Sunday, January 28, 2007

Illusion


One of my favourite films is the Matrix. Not Matrix Reloaded, or Matrix Revolutions - which are just glorified cowboy movies with special effects and philosophy - but the original Matrix.

What I like is the theme of the movie, that the world is a computer-generated illusion.

At one point the character Morpheus speaks to Keanu Reeves‘ Neo, after he has been released from the controlling power of the machines. He shows him the battered landscape of a post-apocalyptic world, beneath a boiling sky. “Welcome to the desert of the real,” he says.

It’s a great line, spoken with relish by Laurence Fishburne, who plays Morpheus.

When I saw the movie for the first time it struck me that it was an allegory of the state we live in.

How do we know what it real and what is not?

Contemporary neuroscience tells us that what we perceive as real is only a three-dimensional hologram happening in the brain. It is a perception of reality, not reality itself.

This is made more complicated by the fact that this secondary perception - this perception of perception - is filtered through ever more evolved and remote processes: such as language, such as culture, such as art, through the beliefs we share and the conceptual baggage we accumulate to interpret it all.

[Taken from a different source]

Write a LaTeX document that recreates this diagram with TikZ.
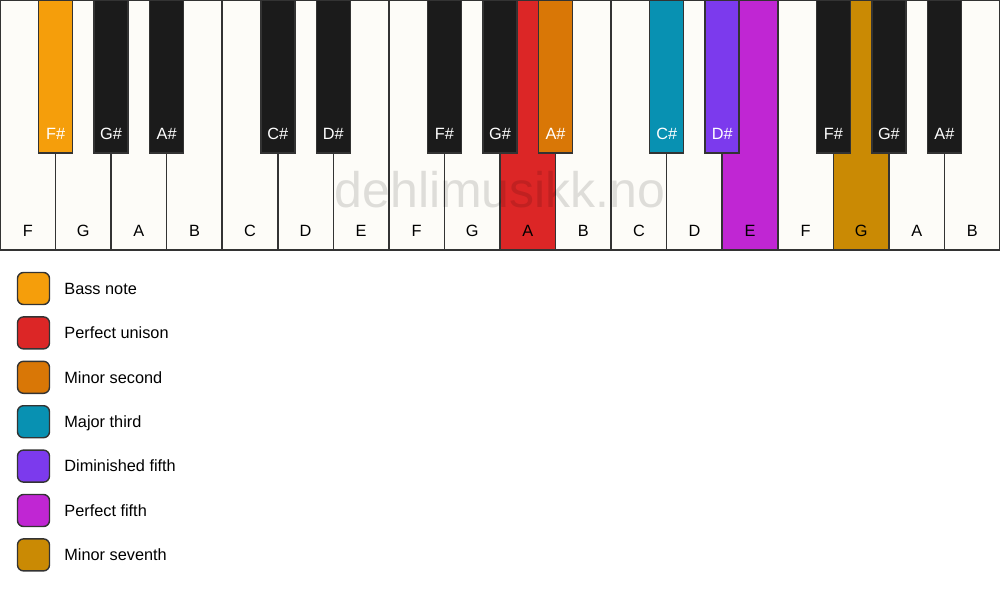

“Conceptual baggage.” That’s a good phrase. It brings to mind a perpetual tourist on a never-ending journey to a nonexistent package holiday, getting to yet another transit point during yet another change of transportation, dragging along a trolley full of the accumulated baggage of his compulsively acquired souvenir-collection. Which is how I sometimes feel about myself. Always on a journey, never arriving anywhere.

Meanwhile there’s ever increasing volumes of pointlessness to contend with. Like TV for instance.

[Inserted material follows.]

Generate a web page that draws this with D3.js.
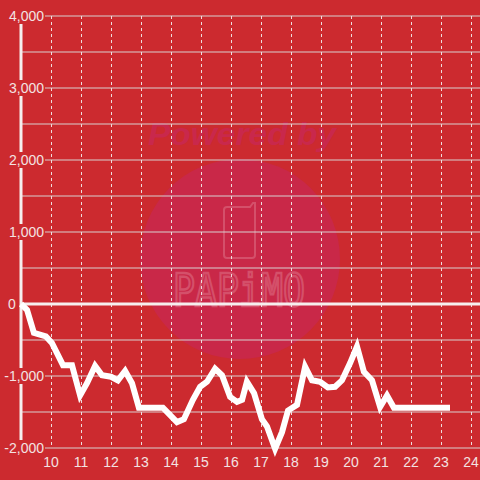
<!DOCTYPE html>
<html><head><meta charset="utf-8">
<script src="https://cdn.jsdelivr.net/npm/d3@7"></script>
<style>html,body{margin:0;padding:0;background:#cc2a2f;}svg{display:block;}</style>
</head><body>
<script>
const xVals = [9, 9.2, 9.43, 9.83, 10.03, 10.4, 10.7, 10.97, 11.2, 11.47, 11.7, 12, 12.23, 12.47, 12.7, 12.93, 13.73, 14.2, 14.43, 14.73, 14.97, 15.2, 15.47, 15.7, 15.97, 16.2, 16.37, 16.53, 16.77, 17.03, 17.2, 17.47, 17.7, 17.9, 18.2, 18.47, 18.7, 18.97, 19.23, 19.47, 19.7, 19.97, 20.2, 20.43, 20.7, 20.97, 21.2, 21.43, 23.3];
const yVals = [0, -80, -400, -450, -540, -850, -850, -1270, -1100, -860, -990, -1010, -1060, -930, -1100, -1440, -1440, -1640, -1600, -1330, -1150, -1080, -900, -990, -1290, -1360, -1330, -1080, -1240, -1600, -1700, -2010, -1780, -1480, -1400, -870, -1060, -1080, -1160, -1150, -1060, -820, -590, -940, -1060, -1430, -1270, -1440, -1440];
const yTicks = [-2000, -1000, 0, 1000, 2000, 3000, 4000];
const yGrid = [-2000, -1500, -1000, -500, 0, 500, 1000, 1500, 2000, 2500, 3000, 3500, 4000];
const xTicks = [10, 11, 12, 13, 14, 15, 16, 17, 18, 19, 20, 21, 22, 23, 24];

const W = 480, H = 480, bg = "#cc2a2f";
const x = d3.scaleLinear().domain([9, 24.3]).range([21, 480]);
const y = d3.scaleLinear().domain([-2000, 4000]).range([448, 16]);

const svg = d3.select("body").append("svg").attr("width", W).attr("height", H);
svg.append("rect").attr("width", W).attr("height", H).attr("fill", bg);

// watermark
const wm = svg.append("g");
wm.append("circle").attr("cx", 240).attr("cy", 259).attr("r", 100).attr("fill", "#c92848");
wm.append("text").attr("x", 242).attr("y", 145).attr("text-anchor", "middle")
  .attr("textLength", 188).attr("lengthAdjust", "spacingAndGlyphs")
  .attr("font-family", "Liberation Sans, Arial, sans-serif").attr("font-size", 31)
  .attr("font-weight", "bold").attr("font-style", "italic").attr("fill", "#c9284c")
  .text("Powered by");
wm.append("path").attr("d", "M227,207 h23 l3,-4 h2 v52 a3,3 0 0 1 -3,3 h-25 a3,3 0 0 1 -3,-3 v-45 a3,3 0 0 1 3,-3 z")
  .attr("fill", "none").attr("stroke", "#d4506a").attr("stroke-width", 2);
wm.append("text").attr("x", 173).attr("y", 306).attr("textLength", 132).attr("lengthAdjust", "spacingAndGlyphs")
  .attr("font-family", "DejaVu Sans Mono, monospace").attr("font-size", 44).attr("font-weight", "normal")
  .attr("fill", "none").attr("stroke", "#d4506a").attr("stroke-width", 2.5)
  .text("PAPiMO");

// horizontal gridlines
svg.append("g").selectAll("line").data(yGrid.filter(d => d !== 0)).join("line")
  .attr("x1", 21).attr("x2", W).attr("y1", d => y(d)).attr("y2", d => y(d))
  .attr("stroke", "#d8d0d0").attr("stroke-width", 1.2);
// vertical dashed gridlines
svg.append("g").selectAll("line").data(xTicks).join("line")
  .attr("x1", d => Math.round(x(d)) + 0.5).attr("x2", d => Math.round(x(d)) + 0.5)
  .attr("y1", 16).attr("y2", 448)
  .attr("stroke", "#eedede").attr("stroke-width", 1).attr("stroke-dasharray", "3,3");
// zero line
svg.append("line").attr("x1", 21).attr("x2", W).attr("y1", y(0)).attr("y2", y(0))
  .attr("stroke", "#f6eeee").attr("stroke-width", 3);
// y axis line
svg.append("line").attr("x1", 21).attr("x2", 21).attr("y1", 16).attr("y2", 448)
  .attr("stroke", "#f6eeee").attr("stroke-width", 3);

// data line
const line = d3.line().x((d, i) => x(xVals[i])).y(d => y(d));
svg.append("path").datum(yVals).attr("d", line)
  .attr("fill", "none").attr("stroke", "#ffffff").attr("stroke-width", 6)
  .attr("stroke-linejoin", "miter");

// y labels with background masks
const fmt = d3.format(",");
const yl = svg.append("g").selectAll("g").data(yTicks).join("g")
  .attr("transform", d => `translate(0,${y(d)})`);
yl.append("rect").attr("x", d => d === 0 ? 6 : 2).attr("y", -8)
  .attr("width", d => d === 0 ? 13 : 43).attr("height", 16).attr("fill", bg);
yl.append("text").attr("x", d => d === 0 ? 8 : 44).attr("dy", "0.35em")
  .attr("text-anchor", d => d === 0 ? "start" : "end")
  .attr("font-family", "Liberation Sans, Arial, sans-serif").attr("font-size", 14)
  .attr("fill", "#f3e2e2").text(d => fmt(d).replace("−", "-"));

// x labels
svg.append("g").selectAll("text").data(xTicks).join("text")
  .attr("x", d => x(d)).attr("y", 467).attr("text-anchor", "middle")
  .attr("font-family", "Liberation Sans, Arial, sans-serif").attr("font-size", 14)
  .attr("fill", "#f3e2e2").text(d => d);
</script>
</body></html>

Most of us in the modern world have been brought up with TV. We spend large amounts of our day sitting in front of the box watching those flickering two-dimensional images of people pretending to be someone else. And that applies to newsreaders and politicians as much as it does to actors.

It is TV that explains our world to us. It is TV that reflects our sense of being. We live our lives as stars of our own on-going reality TV soap-opera, providing our own story-lines and our own themes while striking up endless dramatic poses for the omnipresent camera of the mind. Laughing at our own jokes. Nodding sagely at our own observations.

Big Brother is watching us, even as we‘re watching Big Brother. But who is Big Brother really? We all are.

Even the news is just a branch of the entertainment industry these days, and our politicians spend more time spinning reality to make it look like something else than they do getting on with the job.

Just one more layer to add to the shifting, interweaving web of misperception and misrepresentation that makes up our sense of being.

Strip it all away, and what is there left? Maybe none of it exists. Maybe it’s all an illusion.

This is basically the Buddhist position. The world is Maya - illusion. Attachment brings suffering. The aim of life is to disengage from the cycle of birth and rebirth, to attain enlightenment. Even the soul does not really exist. At the heart of the Buddhist universe lies emptiness, the void.

But, you wonder, why emptiness? Why not fullness?

And while the world may not be exactly as we perceive it, isn’t it just as crazy to say that it doesn’t exist at all?

I went for a walk in the woods this evening, just to clear my head before finishing off this piece.

There was a fat, yellow moon low on the horizon, like a pat of butter on the infinite blue plate of the sky. Birds singing their evening prayers. Trees rustling in the breeze. A few rabbits bobbing through the undergrowth.

An illusion, maybe. But a very nice illusion.